Resources: The job is waiting for resources to become available.
Eligible Time
The field ELIGIBLE_TIME indicates the time when a job becomes eligible to be dispatched. This is usually the submit time, unless the job cannot be dispatched immediately, such as job dependencies or unavailable resources requested (like specific nodes that are having a planned outage).
Start Time
For running jobs, START_TIME indicates the time when the job was dispatched. For pending jobs, it indicates the expected start time. Note that the expected start time is only calculated for the first few pending jobs of each user, and it is, in general, an upper bound value, assuming that all jobs will run for their maximum time.
TRES
TRES indicates the resources requested with flags like -t (or --time) in the job submission command or sbatch script.
O2_jobs_report
O2_jobs_report is based on the Slurm command sacct and can be used to query the Slurm database for information on your past jobs.
The command gets information including CPU (compute time), Memory (RAM), and WallTime efficiency. It prints information for every single job or as an overall report. It is also possible to select specific dates, jobs, jobs'names, partitions, and jobs' states.
The RC team checks jobs' efficiency only for jobs that are marked as COMPLETED by the Slurm scheduler. To query only COMPLETED jobs with O2_jobs_report add the flag --state=COMPLETED
By default, the tool will only show jobs starting from midnight of the previous day. So if you run the command at 9 am on Thursday, you’ll get the data for 24 hours on Wednesday PLUS the first 9 hours of Thursday.

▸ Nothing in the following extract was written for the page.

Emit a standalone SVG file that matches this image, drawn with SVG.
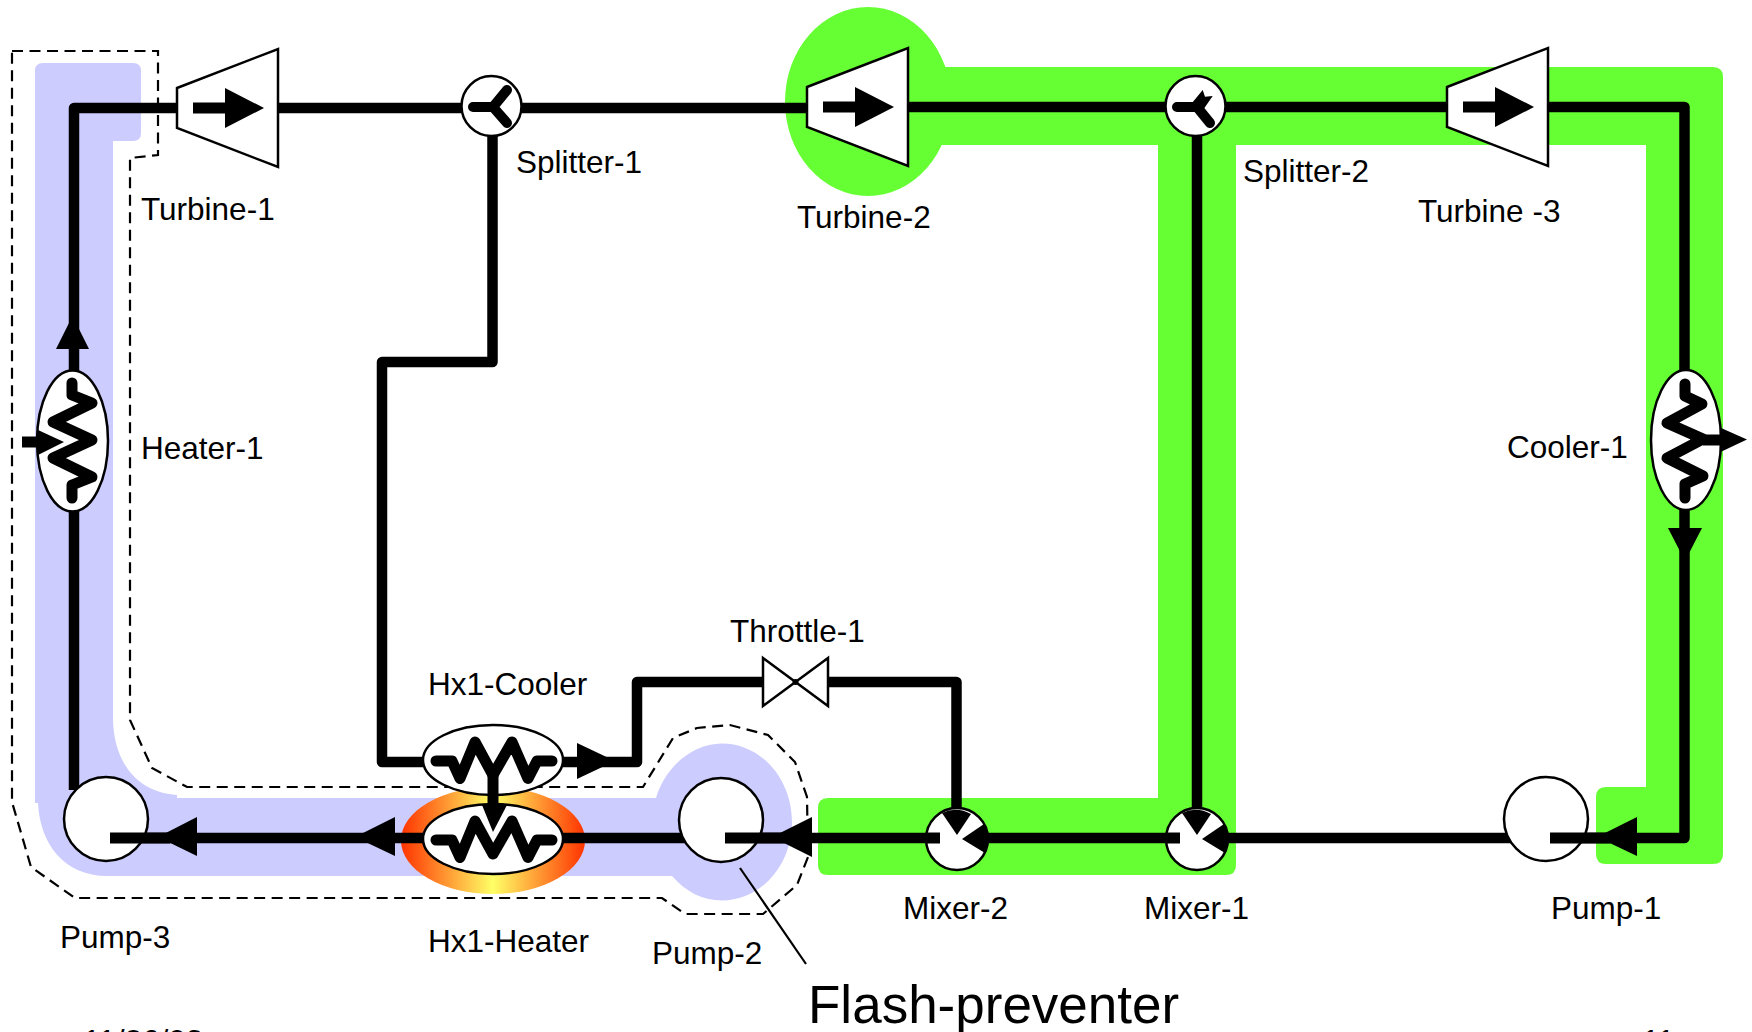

Use --start or --lastdays to specify a custom time range if looking for older jobs
You can customize your query using the flags described below. To see all the available options from the O2 shell, you can run O2_jobs_report -h
-j JOBID, --jobid JOBID
The specific jobid numbers; can be multiple comma-separated jobids with no spaces, for example --jobid=123,456,78
-s START, --start START
The desired start date for the query; the date must be entered using the format YYYY-MM-DD. This flag is not compatible with --lastdays
By default, O2_jobs_report will report information for each job, for example:
However, it is possible to see a summary report by using the flag --report, for example:
O2 Resource Utilization
We created a simplified script called O2usage
, which runs sreport
in the background and requires minimal arguments.
The script can be executed from everywhere in O2 and requires two inputs, the starting and ending dates for the desired time interval, both dates should be in the format of YYYY-MM-DD.
For example:
The usage is reported in CPU hours, MiB hours, and GPU hours.
If the User executing the query is the PI responsible for the Slurm Account (Lab), then the O2usage script will report the utilization for the entire Lab.